The siege of Uman was conducted by the Polish–Lithuanian–Crimean forces as part of the renewed campaign against the Cossack Hetmanate, on 14–19 January 1655.

== Prelude ==
On 2 December 1654, Sheremetev gathered his army and headed to Right-Bank Ukraine, where he joined with Khmelnytsky's army. During this time, Polish–Lithuanian troops pacified Bratslav and massacred civilians in Demkovka. In January 1655, Polish–Lithuanian army was joined by the Crimean troops of Murza Kamambet and they launched an offensive towards Uman. This army consisted of 28,000 Polish–Lithuanian and 30,000 Crimean Tatar troops. Uman was defended by 12,000 Zaporozhian Cossacks and 30,000 militiamen. Polish–Lithuanian forces made initial attempts to capture Uman in early April 1654, which ended in failure.

== Siege ==
The first attacks on Uman were launched by the Polish-Lithuanian troops of Stefan Czarniecki and Sokolinsky, but these attacks were repulsed. With the arrival of Polish–Lithuanian troops of Stanisław Potocki, allied Crimean troops led by Murzas Kamambet and Akhmet, Polish–Lithuanian–Crimean army captured many settlements and now begun assaulting Uman. The Cossacks of Uman refused to surrender, which led to intensified attacks. Uman was shelled numerous times which heavily damaged the city. Poles and Tatars achieved partial success in their attacks, but their other assaults were repelled and they were unable to advance further. The besieged managed to hold out until the arrival of Cossack-Russian troops led by Sheremetev and Khmelnytsky.
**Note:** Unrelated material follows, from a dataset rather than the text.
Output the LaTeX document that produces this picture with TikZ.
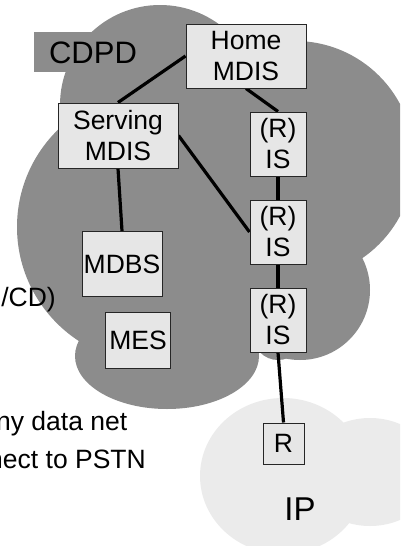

The besieged Cossacks took advantage of this, forcing Poles and Tatars to retreat. Cossacks later intercepted Tatars passing near Uman and other settlements, killing or capturing 10,050 Tatar troops.

== Aftermath ==
The Polish–Lithuanian–Crimean army failed to capture Uman and their attacks were repelled. Poles and Tatars retreated with the Cossack-Russian forces pursuing them, which led to Battle of Okhmativ. Failed attacks on Uman degraded the Polish–Lithuanian army. After this event, some chroniclers later begun comparing the defense of Uman in 1655 to defense of Breda by the Dutch garrison against the numerically superior Spanish army in 1624–1625.